Cpl Roman F. Klick 36620923
Co "A", 353rd Engr Regt
A.P.O. #502, c/o Postmaster
San Francisco, California
10 December 1943
Well and double well, the Colonel walked thru the tents throughout the Regimental Area and made a surprise inspection. Naturally, fault is found with any and all things during inspections and our office proved to be no exception. In fact, his few sharp words as he looked the joint over brought about an entire afternoon of feverish activity as we fixed up the joint in preparation for his possible review this coming Monday.

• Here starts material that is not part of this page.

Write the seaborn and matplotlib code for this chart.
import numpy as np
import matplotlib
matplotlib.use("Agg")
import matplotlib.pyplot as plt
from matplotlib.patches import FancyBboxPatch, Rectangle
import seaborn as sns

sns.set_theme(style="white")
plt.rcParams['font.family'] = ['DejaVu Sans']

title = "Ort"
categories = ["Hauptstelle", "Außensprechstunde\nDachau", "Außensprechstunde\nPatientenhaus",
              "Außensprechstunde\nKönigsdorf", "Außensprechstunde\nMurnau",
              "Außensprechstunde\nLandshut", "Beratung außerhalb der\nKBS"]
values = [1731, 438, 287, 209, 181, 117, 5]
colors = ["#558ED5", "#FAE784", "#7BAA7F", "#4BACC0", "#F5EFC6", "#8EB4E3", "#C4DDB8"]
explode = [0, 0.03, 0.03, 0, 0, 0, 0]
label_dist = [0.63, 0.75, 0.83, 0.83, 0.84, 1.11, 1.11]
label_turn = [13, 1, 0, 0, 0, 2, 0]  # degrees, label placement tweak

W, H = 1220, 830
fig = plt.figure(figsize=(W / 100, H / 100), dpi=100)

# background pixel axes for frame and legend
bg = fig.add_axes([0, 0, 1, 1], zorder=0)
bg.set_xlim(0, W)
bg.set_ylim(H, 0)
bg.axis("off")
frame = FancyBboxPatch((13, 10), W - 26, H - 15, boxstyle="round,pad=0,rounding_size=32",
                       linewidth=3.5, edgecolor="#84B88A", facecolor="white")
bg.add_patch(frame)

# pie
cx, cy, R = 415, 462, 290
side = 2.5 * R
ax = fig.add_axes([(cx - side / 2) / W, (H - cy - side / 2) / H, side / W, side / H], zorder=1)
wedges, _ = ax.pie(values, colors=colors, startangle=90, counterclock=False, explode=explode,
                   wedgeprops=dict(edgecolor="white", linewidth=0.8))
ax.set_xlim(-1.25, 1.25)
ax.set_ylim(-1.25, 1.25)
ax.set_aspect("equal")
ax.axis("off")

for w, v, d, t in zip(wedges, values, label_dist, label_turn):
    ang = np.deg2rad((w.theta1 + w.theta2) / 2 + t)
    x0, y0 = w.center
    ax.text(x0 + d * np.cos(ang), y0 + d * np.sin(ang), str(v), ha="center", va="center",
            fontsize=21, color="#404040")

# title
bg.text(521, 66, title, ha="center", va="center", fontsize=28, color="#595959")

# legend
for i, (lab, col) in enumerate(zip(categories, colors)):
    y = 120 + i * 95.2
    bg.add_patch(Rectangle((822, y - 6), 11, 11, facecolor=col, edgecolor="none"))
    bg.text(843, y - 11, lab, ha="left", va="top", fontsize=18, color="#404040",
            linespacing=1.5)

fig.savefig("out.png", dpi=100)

For one thing, he disliked the way the clerks have kept papers and whatnots piled high on their desks. And in particular he pointed to my assortment of tin cans (mementoes of Christmas presents, Whitman chocolates and Planter's Peanuts) and said that it didn't look very office like. A few suggestions (orders) were that we ought to have the place fixed up with more shelves and make it look more like an office (probably meaning it looked like a pig pen by insinuation).

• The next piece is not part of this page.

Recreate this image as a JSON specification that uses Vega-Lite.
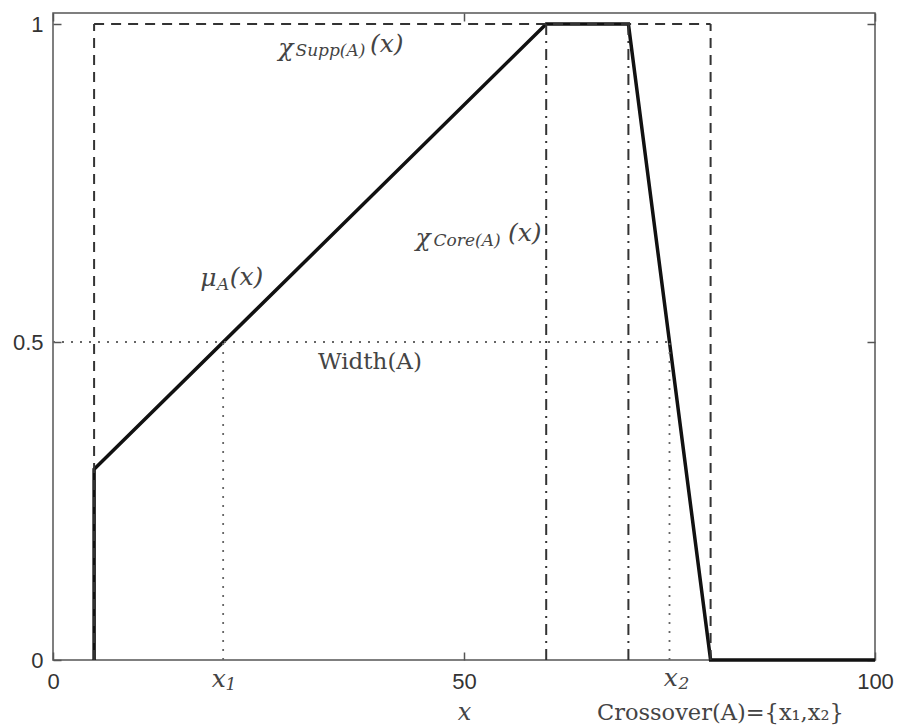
{
  "$schema": "https://vega.github.io/schema/vega-lite/v6.json",
  "width": 822,
  "height": 647,
  "autosize": {"type": "none"},
  "padding": {"left": 53, "top": 13, "right": 22, "bottom": 68},
  "background": "white",
  "config": {
    "view": {"stroke": "#555", "strokeWidth": 1.5},
    "axis": {"grid": false, "domain": false}
  },
  "datasets": {
    "curve": [
      {"x": 5, "y": 0, "o": 1},
      {"x": 5, "y": 0.3, "o": 2},
      {"x": 60, "y": 1, "o": 3},
      {"x": 70, "y": 1, "o": 4},
      {"x": 80, "y": 0, "o": 5},
      {"x": 100, "y": 0, "o": 6}
    ],
    "segs": [
      {"kind": "support", "x": 5, "x2": 5, "y": 0, "y2": 1},
      {"kind": "support", "x": 5, "x2": 80, "y": 1, "y2": 1},
      {"kind": "support", "x": 80, "x2": 80, "y": 0, "y2": 1},
      {"kind": "core", "x": 60, "x2": 60, "y": 0, "y2": 1},
      {"kind": "core", "x": 70, "x2": 70, "y": 0, "y2": 1},
      {"kind": "cross", "x": 0, "x2": 75, "y": 0.5, "y2": 0.5},
      {"kind": "cross", "x": 20.7, "x2": 20.7, "y": 0, "y2": 0.5},
      {"kind": "cross", "x": 75, "x2": 75, "y": 0, "y2": 0.5}
    ],
    "labels": [
      {"part": "main", "t": "χ", "x": 27.4, "y": 0.962},
      {"part": "main", "t": "(x)", "x": 38.56, "y": 0.9686},
      {"part": "main", "t": "χ", "x": 44.1, "y": 0.664},
      {"part": "main", "t": "(x)", "x": 55.35, "y": 0.671},
      {"part": "main", "t": "μ", "x": 17.9, "y": 0.6006},
      {"part": "main", "t": "(x)", "x": 21.5, "y": 0.602},
      {"part": "main", "t": "x", "x": 19.3, "y": -0.03},
      {"part": "main", "t": "x", "x": 74.3, "y": -0.028},
      {"part": "sub", "t": "Supp(A)", "x": 29.5, "y": 0.958},
      {"part": "sub", "t": "Core(A)", "x": 46.3, "y": 0.659},
      {"part": "sub", "t": "A", "x": 19.95, "y": 0.59},
      {"part": "sub", "t": "1", "x": 21.0, "y": -0.04},
      {"part": "sub", "t": "2", "x": 76.1, "y": -0.038},
      {"part": "plain", "t": "Width(A)", "x": 32.24, "y": 0.4686},
      {"part": "crossover", "t": "Crossover(A)={x₁,x₂}", "x": 66.18, "y": -0.0833}
    ]
  },
  "layer": [
    {
      "data": {"name": "curve"},
      "mark": {"type": "line", "color": "#111", "strokeWidth": 3.5, "strokeJoin": "miter"},
      "encoding": {
        "x": {"field": "x", "type": "quantitative", "scale": {"domain": [0, 100], "nice": false, "zero": false},
          "axis": {"orient": "bottom", "values": [0, 50, 100], "labelFlush": false, "labelFont": "Liberation Sans", "labelFontSize": 22, "labelColor": "#333", "tickSize": -8, "tickColor": "#555", "tickWidth": 1.5, "labelPadding": 19,
            "title": "x", "titleFont": "DejaVu Serif", "titleFontStyle": "italic", "titleFontWeight": "normal", "titleFontSize": 24, "titleColor": "#444", "titlePadding": 8}},
        "y": {"field": "y", "type": "quantitative", "scale": {"domain": [0, 1.0173], "nice": false, "zero": false},
          "axis": {"orient": "left", "values": [0, 0.5, 1], "format": "~g", "labelFont": "Liberation Sans", "labelFontSize": 22, "labelColor": "#333", "tickSize": -8, "tickColor": "#555", "tickWidth": 1.5, "labelPadding": 18, "title": null}},
        "order": {"field": "o"}
      }
    },
    {
      "data": {"name": "segs"},
      "transform": [{"filter": "datum.kind === 'support'"}],
      "mark": {"type": "rule", "color": "#333", "strokeWidth": 2, "strokeDash": [10, 7]},
      "encoding": {
        "x": {"field": "x", "type": "quantitative", "scale": {"domain": [0, 100], "nice": false, "zero": false},
          "axis": {"orient": "top", "values": [0, 50, 100], "labels": false, "tickSize": -8, "tickColor": "#555", "tickWidth": 1.5, "title": null}},
        "x2": {"field": "x2"},
        "y": {"field": "y", "type": "quantitative", "scale": {"domain": [0, 1.0173], "nice": false, "zero": false},
          "axis": {"orient": "right", "values": [0, 0.5, 1], "labels": false, "tickSize": -8, "tickColor": "#555", "tickWidth": 1.5, "title": null}},
        "y2": {"field": "y2"}
      }
    },
    {
      "data": {"name": "segs"},
      "transform": [{"filter": "datum.kind === 'core'"}],
      "mark": {"type": "rule", "color": "#333", "strokeWidth": 2, "strokeDash": [11, 6, 2, 6]},
      "encoding": {
        "x": {"field": "x", "type": "quantitative", "scale": {"domain": [0, 100], "nice": false, "zero": false}, "axis": null},
        "x2": {"field": "x2"},
        "y": {"field": "y", "type": "quantitative", "scale": {"domain": [0, 1.0173], "nice": false, "zero": false}, "axis": null},
        "y2": {"field": "y2"}
      }
    },
    {
      "data": {"name": "segs"},
      "transform": [{"filter": "datum.kind === 'cross'"}],
      "mark": {"type": "rule", "color": "#666", "strokeWidth": 1.8, "strokeDash": [2, 7]},
      "encoding": {
        "x": {"field": "x", "type": "quantitative", "scale": {"domain": [0, 100], "nice": false, "zero": false}, "axis": null},
        "x2": {"field": "x2"},
        "y": {"field": "y", "type": "quantitative", "scale": {"domain": [0, 1.0173], "nice": false, "zero": false}, "axis": null},
        "y2": {"field": "y2"}
      }
    },
    {
      "data": {"name": "labels"},
      "transform": [{"filter": "datum.part === 'main'"}],
      "mark": {"type": "text", "align": "left", "baseline": "middle", "font": "DejaVu Serif", "fontStyle": "italic", "fontSize": 25, "color": "#444"},
      "encoding": {
        "x": {"field": "x", "type": "quantitative", "scale": {"domain": [0, 100], "nice": false, "zero": false}, "axis": null},
        "y": {"field": "y", "type": "quantitative", "scale": {"domain": [0, 1.0173], "nice": false, "zero": false}, "axis": null},
        "text": {"field": "t"}
      }
    },
    {
      "data": {"name": "labels"},
      "transform": [{"filter": "datum.part === 'sub'"}],
      "mark": {"type": "text", "align": "left", "baseline": "middle", "font": "DejaVu Serif", "fontStyle": "italic", "fontSize": 17, "color": "#444"},
      "encoding": {
        "x": {"field": "x", "type": "quantitative", "scale": {"domain": [0, 100], "nice": false, "zero": false}, "axis": null},
        "y": {"field": "y", "type": "quantitative", "scale": {"domain": [0, 1.0173], "nice": false, "zero": false}, "axis": null},
        "text": {"field": "t"}
      }
    },
    {
      "data": {"name": "labels"},
      "transform": [{"filter": "datum.part === 'plain'"}],
      "mark": {"type": "text", "align": "left", "baseline": "middle", "font": "DejaVu Serif", "fontSize": 23, "color": "#444"},
      "encoding": {
        "x": {"field": "x", "type": "quantitative", "scale": {"domain": [0, 100], "nice": false, "zero": false}, "axis": null},
        "y": {"field": "y", "type": "quantitative", "scale": {"domain": [0, 1.0173], "nice": false, "zero": false}, "axis": null},
        "text": {"field": "t"}
      }
    },
    {
      "data": {"name": "labels"},
      "transform": [{"filter": "datum.part === 'crossover'"}],
      "mark": {"type": "text", "align": "left", "baseline": "middle", "font": "DejaVu Serif", "fontSize": 22.5, "color": "#444"},
      "encoding": {
        "x": {"field": "x", "type": "quantitative", "scale": {"domain": [0, 100], "nice": false, "zero": false}, "axis": null},
        "y": {"field": "y", "type": "quantitative", "scale": {"domain": [0, 1.0173], "nice": false, "zero": false}, "axis": null},
        "text": {"field": "t"}
      }
    }
  ],
  "resolve": {"axis": {"x": "independent", "y": "independent"}}
}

Nevertheless, the desks are now cleared of all extraneous materials, they are also washed and Welling has busied himself the entire afternoon in constructing an enclosed rack of shelves. I tossed away the smaller tin cans but the one you sent which still has some hard candy in it is in my desk while the one the Millers sent and the other one that Aunt-Aunt sent are stowed away in my footlocker. (That just shows how big my footlocker is now even though it appears small because I didn't have to take anything out of it to fit those big tins stacked one on the other.)
The Colonel also asked how busy we were, noted that we don't have student clerks working with us anymore and that that we shouldn't be as busy as we were at Camp White. He also wanted to know if we had any chess or checker games around to play in our spare times. The answer to that one was no and would have been even if it was yes because not five minutes before that he bawled Regimental Headquarters out severely for playing checkers at work and they had to throw the set out. Anyway we didn't lose anything on that score because we never did anything like that.
No letters came today but another Daily News did. That Daily News has been a boon in covering up days that otherwise would have been letterless or mail-less. The date was Nov 3.
The greater part of this morning was spent in making entries in the Service Records and typing up various rosters. In what time we spent working this afternoon, I revised another roster and fixed up various allotments for the fellows which I will have to get signed by them this evening.
The Bulldozer came out today in its regular Friday edition and it seemed to have a lot of news about Company A for a change. Maybe that is because the reporter/clerk handed more news in for a change.
By having two separate boxes of Mallow Delights I have been able to hold on to them longer than most candies to date. There is a psychological barrier in opening the second box too soon plus the fact that they are too precious to be eaten with abandon but must be hoarded for a while.
There are still a few hard candies left also. I started out by eating those Mrs Snyder ball candies and ended up finishing off all those other candies which you wrapped up yourself.
Tom Campbell received a letter from Harvey today and it seems that he and Driscoll aren't doing much of anything right now but take life easy. It also appears that he is glad to be in another outfit although the heat is beginning to get him . Mersing or somebody in the Company should be hearing from Driscoll any day now.